Once you understand the cause of a database integrity problem, you can correct or improve the environment to prevent or minimize future damage. These changes may include hardware reconfiguration, such as improving the quality of power; changes to the operational procedures, such as implementing journaling; and/or changes to the Global Directories, such as balancing data assignment into files of more manageable sizes.
Use the following tools to help determine the cause of a database integrity problem.
Knowledge of the application and how it is used
Context dumps produced by application programs
Core dumps produced by application programs
Core dumps produced by GT.M
Interviews with users to discover their actions
Review of all recent changes to hardware, UNIX, GT.M, the application, procedures, etc.
Copies of damaged files
The trail from DSE sessions in the form of notes, a script file recording the session, sequential files, and saved blocks.
The following questions may help you understand the type of information required to determine the nature of a database integrity problem.
How seriously are operations affected?
What level of urgency do you assign to getting the problem resolved?
What were the circumstances under which the database became damaged or inaccessible?
How was the problem first recognized?
Examine the accounting logs for information about recent process terminations. Capture information about what functions were in use. Look for any information which might be helpful in establishing patterns in case the problem is repetitive.
Has the system crashed recently? If so, what caused the crash?
Is there database damage?
What region(s) are affected?
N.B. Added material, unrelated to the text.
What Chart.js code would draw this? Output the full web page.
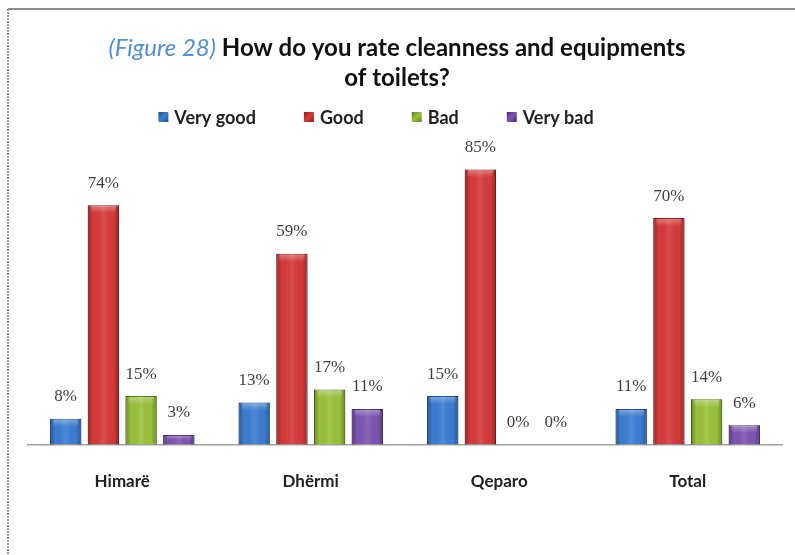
<!DOCTYPE html>
<html>
<head>
<meta charset="utf-8">
<script src="https://cdn.jsdelivr.net/npm/chart.js@4.4.1/dist/chart.umd.min.js"></script>
<style>
  html, body { margin: 0; padding: 0; background: #ffffff; }
  canvas { display: block; }
</style>
</head>
<body>
<canvas id="chart" width="795" height="555"></canvas>
<script>
// Survey answers per location, in percent
const categories = ['Himarë', 'Dhërmi', 'Qeparo', 'Total'];
const seriesNames = ['Very good', 'Good', 'Bad', 'Very bad'];
const veryGood = [8, 13, 15, 11];
const good = [74, 59, 85, 70];
const bad = [15, 17, 0, 14];
const veryBad = [3, 11, 0, 6];

const titlePrefix = '(Figure 28)';
const titleLine1 = ' How do you rate cleanness and equipments';
const titleLine2 = 'of toilets?';

// fill, darker edge
const palette = [
  ['#3b7dd2', '#1f4f8f'],
  ['#d63a3a', '#8f1c1c'],
  ['#98c23a', '#5b7c1c'],
  ['#7d55b3', '#472b77']
];

const seriesValues = [veryGood, good, bad, veryBad];

const datasets = seriesValues.map((vals, i) => ({
  label: seriesNames[i],
  data: vals,
  backgroundColor: palette[i][0],
  borderColor: palette[i][1],
  borderWidth: 1,
  categoryPercentage: 0.8,
  barPercentage: 0.83
}));

// Frame around the figure
const framePlugin = {
  id: 'frame',
  beforeDraw(chart) {
    const ctx = chart.ctx;
    ctx.save();
    ctx.fillStyle = '#ffffff';
    ctx.fillRect(0, 0, chart.width, chart.height);
    ctx.strokeStyle = '#8c8c8c';
    ctx.lineWidth = 2;
    ctx.beginPath();
    ctx.moveTo(8, 9);
    ctx.lineTo(chart.width, 9);
    ctx.stroke();
    ctx.strokeStyle = '#9a9a9a';
    ctx.setLineDash([2, 1]);
    ctx.beginPath();
    ctx.moveTo(8, 9);
    ctx.lineTo(8, chart.height);
    ctx.stroke();
    ctx.restore();
  }
};

// Two-line title with an italic blue figure number, plus the legend row
const headerPlugin = {
  id: 'header',
  afterDraw(chart) {
    const ctx = chart.ctx;
    const cx = 397;
    ctx.save();
    ctx.textBaseline = 'middle';
    const fPrefix = 'italic 24px Lato';
    const fMain = 'bold 24px Lato';
    ctx.font = fPrefix;
    const wp = ctx.measureText(titlePrefix).width;
    ctx.font = fMain;
    const wm = ctx.measureText(titleLine1).width;
    let x = cx - (wp + wm) / 2;
    ctx.textAlign = 'left';
    ctx.font = fPrefix;
    ctx.fillStyle = '#4f8fd6';
    ctx.fillText(titlePrefix, x, 48);
    ctx.font = fMain;
    ctx.fillStyle = '#111111';
    ctx.fillText(titleLine1, x + wp, 48);
    ctx.textAlign = 'center';
    ctx.fillText(titleLine2, cx, 78);

    // legend
    const fLeg = 'bold 18px Lato';
    ctx.font = fLeg;
    const box = 10, gapText = 6, gapItem = 48;
    const widths = seriesNames.map(n => ctx.measureText(n).width);
    const total = widths.reduce((a, w) => a + box + gapText + w, 0) + gapItem * (seriesNames.length - 1);
    let lx = 376 - total / 2;
    const ly = 117;
    ctx.textAlign = 'left';
    seriesNames.forEach((n, i) => {
      const g = ctx.createLinearGradient(lx, ly - box / 2, lx + box, ly + box / 2);
      g.addColorStop(0, palette[i][1]);
      g.addColorStop(0.5, palette[i][0]);
      g.addColorStop(1, palette[i][1]);
      ctx.fillStyle = g;
      ctx.fillRect(lx, ly - box / 2, box, box);
      ctx.fillStyle = '#222222';
      ctx.fillText(n, lx + box + gapText, ly + 1);
      lx += box + gapText + widths[i] + gapItem;
    });
    ctx.restore();
  }
};

// Rounded shading on each bar and value labels above them
const barDecorPlugin = {
  id: 'barDecor',
  afterDatasetsDraw(chart) {
    const ctx = chart.ctx;
    ctx.save();
    chart.data.datasets.forEach((ds, di) => {
      const meta = chart.getDatasetMeta(di);
      meta.data.forEach((bar, i) => {
        const p = bar.getProps(['x', 'y', 'base', 'width'], true);
        const left = p.x - p.width / 2;
        const h = p.base - p.y;
        if (h > 1) {
          const g = ctx.createLinearGradient(left, 0, left + p.width, 0);
          g.addColorStop(0, 'rgba(0,0,0,0.30)');
          g.addColorStop(0.18, 'rgba(0,0,0,0.0)');
          g.addColorStop(0.5, 'rgba(255,255,255,0.10)');
          g.addColorStop(0.82, 'rgba(0,0,0,0.0)');
          g.addColorStop(1, 'rgba(0,0,0,0.30)');
          ctx.fillStyle = g;
          ctx.fillRect(left, p.y, p.width, h);
          // top highlight
          const th = Math.min(8, h / 2);
          const tg = ctx.createLinearGradient(0, p.y, 0, p.y + th);
          tg.addColorStop(0, 'rgba(255,255,255,0.35)');
          tg.addColorStop(1, 'rgba(255,255,255,0)');
          ctx.fillStyle = tg;
          ctx.fillRect(left + 3, p.y + 1, p.width - 6, th);
        }
        ctx.font = '17px "Liberation Serif"';
        ctx.fillStyle = '#404040';
        ctx.textAlign = 'center';
        ctx.textBaseline = 'middle';
        ctx.fillText(ds.data[i] + '%', p.x, p.y - 22);
      });
    });
    ctx.restore();
  }
};

new Chart(document.getElementById('chart'), {
  type: 'bar',
  data: { labels: categories, datasets },
  options: {
    responsive: false,
    animation: false,
    layout: { padding: { top: 121, left: 28, right: 13, bottom: 36 } },
    plugins: {
      legend: { display: false },
      title: { display: false },
      tooltip: { enabled: false }
    },
    scales: {
      x: {
        grid: { display: false, drawTicks: false },
        border: { display: true, color: '#a0a0a0', width: 1.5 },
        ticks: {
          padding: 27,
          color: '#222222',
          font: { family: 'Lato', size: 17, weight: 'bold' }
        }
      },
      y: {
        display: false,
        min: 0,
        max: 100
      }
    }
  },
  plugins: [framePlugin, headerPlugin, barDecorPlugin]
});
</script>
</body>
</html>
What globals?
What are the error messages?
What do you see when you examine the database?
Are you comfortable with fixing the problem?
What version of GT.M are you using? What version of UNIX? What UNIX platform are you running?
Bring down the damaged application using appropriate utilities, MUPIP RUNDOWN -REGION region or -FILE file-name naming the problem database. Restart the application. Consider writing programs or procedures to partially automate shutting down one or all applications; to reduce the chance of errors.
Make sure to transfer any relevant files or reports to FIS. Please also communicate any information regarding the circumstances surrounding the problem, including the answers to the questions above. Consider the following:
Has any hardware or software component of your system recently changed?
Was anyone doing anything new or unusual?
Was the problem preceded or followed by any other notable events?
Did you have any unusual problems during the analysis or recovery?
Do you have any suggestions about this procedure?